O presidente da Suzano, Antônio Maciel Neto, também chamou atenção para a necessidade de envolvimento do empresariado. "É muito importante que o setor empresarial aprofunde essa discussão e tenha proposições objetivas para abraçar." Ele defende mais incentivos às florestas plantadas, atividade realizada pela papeleira.
Diferente da realidade mundial, em que 80% das emissões de gases de efeito estufa são resultantes da geração e do uso de energia, no Brasil o maior responsável pelas emissões é o desmatamento (60%), seguido pela pecuária, com 25%, e por último a energia, com 15%. Dessa forma, a preservação das florestas brasileiras é um dos principais focos do grupo.

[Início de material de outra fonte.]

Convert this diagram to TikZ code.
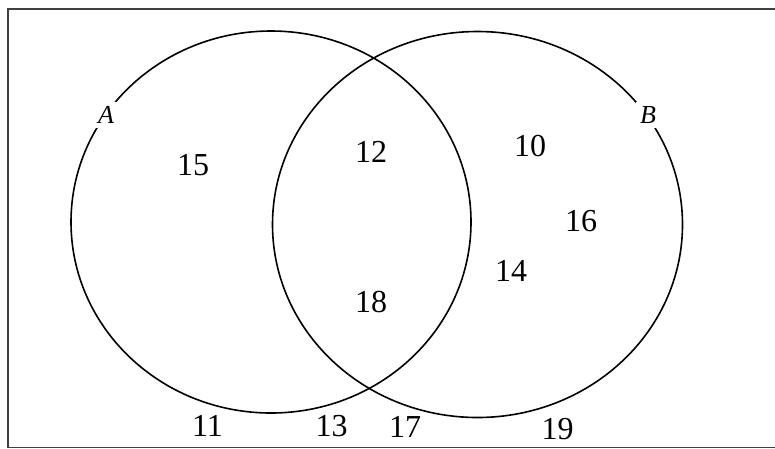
\documentclass[tikz,border=0pt]{standalone}
\usepackage{fontspec}
\setmainfont{Liberation Serif}
\usetikzlibrary{shapes.geometric}

\begin{document}
\begin{tikzpicture}[x=1pt, y=-1pt,
      setring/.style={ellipse, draw, line width=1.6pt, inner sep=0pt},
      setname/.style={fill=white, inner sep=4pt, font=\fontsize{26}{30}\selectfont\itshape},
      elem/.style={inner sep=0pt, font=\fontsize{32}{36}\selectfont},
      frame/.style={draw=black!75, line width=1.5pt}
    ]
    \useasboundingbox (0,0) rectangle (775,448);

    % --- universal set frame ---
    \draw[frame] (8,9) rectangle (782,447.5);

    % --- the two sets ---
    \node[setring, minimum width=400pt, minimum height=382pt] (setA) at (271,222) {};
    \node[setring, minimum width=410pt, minimum height=386pt] (setB) at (477.5,224.5) {};
    \node[setname] (nameA) at (106,115) {A};
    \node[setname] (nameB) at (648,115) {B};

    % --- elements ---
    \node[elem] (e15) at (193,165) {15};
    \node[elem] (e12) at (371,152) {12};
    \node[elem] (e18) at (371,302) {18};
    \node[elem] (e10) at (530,146) {10};
    \node[elem] (e16) at (581,221) {16};
    \node[elem] (e14) at (511,271) {14};
    \node[elem] (e11) at (207.5,426) {11};
    \node[elem] (e13) at (331.5,426) {13};
    \node[elem] (e17) at (405,427) {17};
    \node[elem] (e19) at (557.5,429) {19};
  \end{tikzpicture}
\end{document}
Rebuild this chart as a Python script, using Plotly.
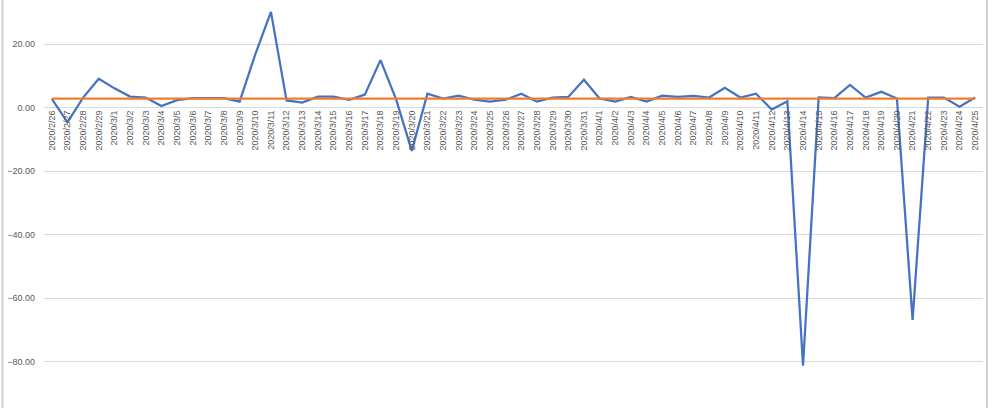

Segundo Paulo Moutinho, pesquisador do Instituto de Pesquisa Ambiental da Amazônia (Ipam) e responsável pelo estudo sobre os desafios para a redução do desmatamento da Amazônia, é preciso uma visão integrada. "O desmatamento está ligado ao uso da terra, ou seja, às demais atividades, agropecuária e industrial", diz. Para o pesquisador, o Brasil tem um papel fundamental na defesa da preservação florestal e é preciso pensar incentivos que valorizem a mata conservada. "Manter florestas também tem de significar ganho, vantagem competitiva. É preciso reconhecer os esforços de quem preserva com o pagamento de compensações", diz. Segundo Moutinho, só a fiscalização e uma boa legislação não são suficientes para barrar o desmatamento. "Fiscalizar tem os seus limites e a legislação pode ser alterada."
A pecuária também tem uma contribuição importante para dar, segundo o professor da Esalq-USP, Carlos Cerri. Segundo ele, é preciso aumentar o número de gado criado por hectare para conseguir atender à necessidade de aumento da produção sem expansão da área utilizada. "O foco tem de ser o aumento da produtividade. Hoje criamos menos de um animal por hectare e para melhorar essa relação é preciso investir em fertilização da pastagem e em criação por confinamento", diz.